The thing is, the more I watch the more I fail see how it is about more than exclusion, fear and greed. It is a view in which even legal immigrants are not true members of the nation and are suspected of being here only for personal gain (as if past immigrants came here because they loved America instead of coming to love American because of what they accomplished when they came). It is a view in which parents worry that it is possible to turn children gay by exposing them to the idea of homosexuality and otherwise “normal” homosexual people and the fear of Muslims guides policy and rhetoric – causing some to claim that no true American could practice Islam. It is view in which business owners and corporations should be able to pursue their self-interest unfettered by social responsibilities or even the requirement that they do their utmost to insure their worker’s safety (yes, there are calls to get rid of OSHA).

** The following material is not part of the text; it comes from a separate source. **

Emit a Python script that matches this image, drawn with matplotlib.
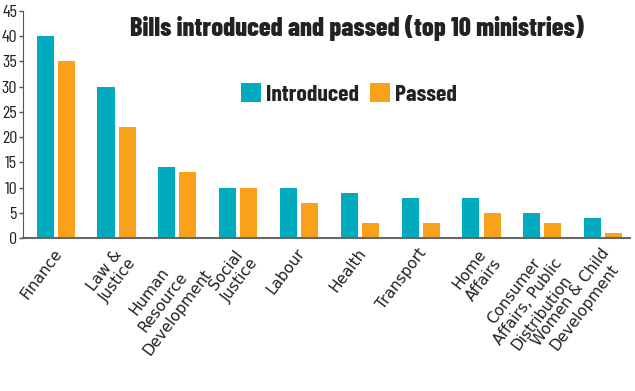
import numpy as np
import matplotlib.pyplot as plt
import matplotlib.transforms as mtransforms

ministries = ["Finance", "Law &\nJustice", "Human\nResource\nDevelopment", "Social\nJustice",
              "Labour", "Health", "Transport", "Home\nAffairs",
              "Consumer\nAffairs, Public\nDistribution", "Women & Child\nDevelopment"]
introduced = [40, 30, 14, 10, 10, 9, 8, 8, 5, 4]
passed = [35, 22, 13, 10, 7, 3, 3, 5, 3, 1]
yticks = [0, 5, 10, 15, 20, 25, 30, 35, 40, 45]

cond = ['Barlow Condensed', 'DejaVu Sans']
teal = '#00abbd'
orange = '#f9a11b'

fig = plt.figure(figsize=(6.35, 3.91), dpi=100)
ax = fig.add_axes([0.036, 0.391, 0.956, 0.581])

x = np.arange(len(ministries))
w = 0.28
off = 0.173
ax.bar(x - off, introduced, w, color=teal, label='Introduced')
ax.bar(x + off, passed, w, color=orange, label='Passed')

ax.set_xlim(-0.54, 9.44)
ax.set_ylim(0, 45)
ax.set_yticks(yticks)
ax.set_yticklabels([str(v) for v in yticks], family=cond, fontsize=13, color='#222222')
ax.tick_params(axis='y', length=3, width=1, color='#555555', pad=1)
ax.set_xticks(x)
ax.set_xticklabels(ministries, rotation=53, ha='right', rotation_mode='anchor',
                   family='DejaVu Sans', fontsize=11, color='#222222',
                   multialignment='center')
ax.tick_params(axis='x', length=0, pad=4)
# small nudge of the rotated labels
shift = mtransforms.ScaledTranslation(-3 / 100, -2 / 100, fig.dpi_scale_trans)
for lbl in ax.get_xticklabels():
    lbl.set_transform(lbl.get_transform() + shift)

for s in ['top', 'right']:
    ax.spines[s].set_visible(False)
ax.spines['left'].set_color('#555555')
ax.spines['bottom'].set_color('#666666')
ax.spines['bottom'].set_linewidth(1.5)

fig.text(0.562, 0.928, 'Bills introduced and passed (top 10 ministries)', family=cond,
         fontweight=800, fontsize=19, color='#222222', ha='center', va='center')

leg = ax.legend(loc='center', bbox_to_anchor=(0.537, 0.634), ncol=2, frameon=False,
                prop={'family': cond, 'weight': 'bold', 'size': 17},
                handlelength=0.85, handleheight=0.85, handletextpad=0.2, columnspacing=0.45)
for t in leg.get_texts():
    t.set_color('#222222')

fig.savefig('out.png', dpi=100)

The more that I learn about the movement that drove election 2010 the more I feel that the meaning of America that has emerged cannot coexist with America as I would have it be. I would like an open unstratified system of medical care. I would like all hard-working Americans to receive a living wage. I would like Muslims to be at least as welcome at Ground Zero as pawn shops and Mexican Americans to be able to speak their home language without fear of being targeted as “illegals.” I would like an economic system that requires corporations doing business in this country to uphold our environmental regulations and worker protections wherever their manufacturing is. Most of all, I would like an America where my localvore, anti-consumerist, commercial-free, globe-trotting children can go to school and learn the song “jesus loves me” from a classmate, go to a playdate at the home of another classmate with two moms and break the fast during Ramadan with yet another friend. In our family we talk about different people having different beliefs and practices. Although we experiences those differences in the extreme when we were in China, we continue to bump up against different moral paradigms and lifeways in instances as seemingly benign as the school book fair and “television households” and experiences as difficult as negotiating Santa Claus and the meaning of death. We talk with our children about the need to respect differences while staying true to our own values. We also talk with out children about the whys and the wherefores of how we live as a family, encourage them to be a part of the discussion and allow them to make some of their own reasoned moral choices. I hope that when they are adults they make intentional choices for themselves and I certainly hope they will have enough faith in their choices to be able to live peacefully with people who see and do things differently.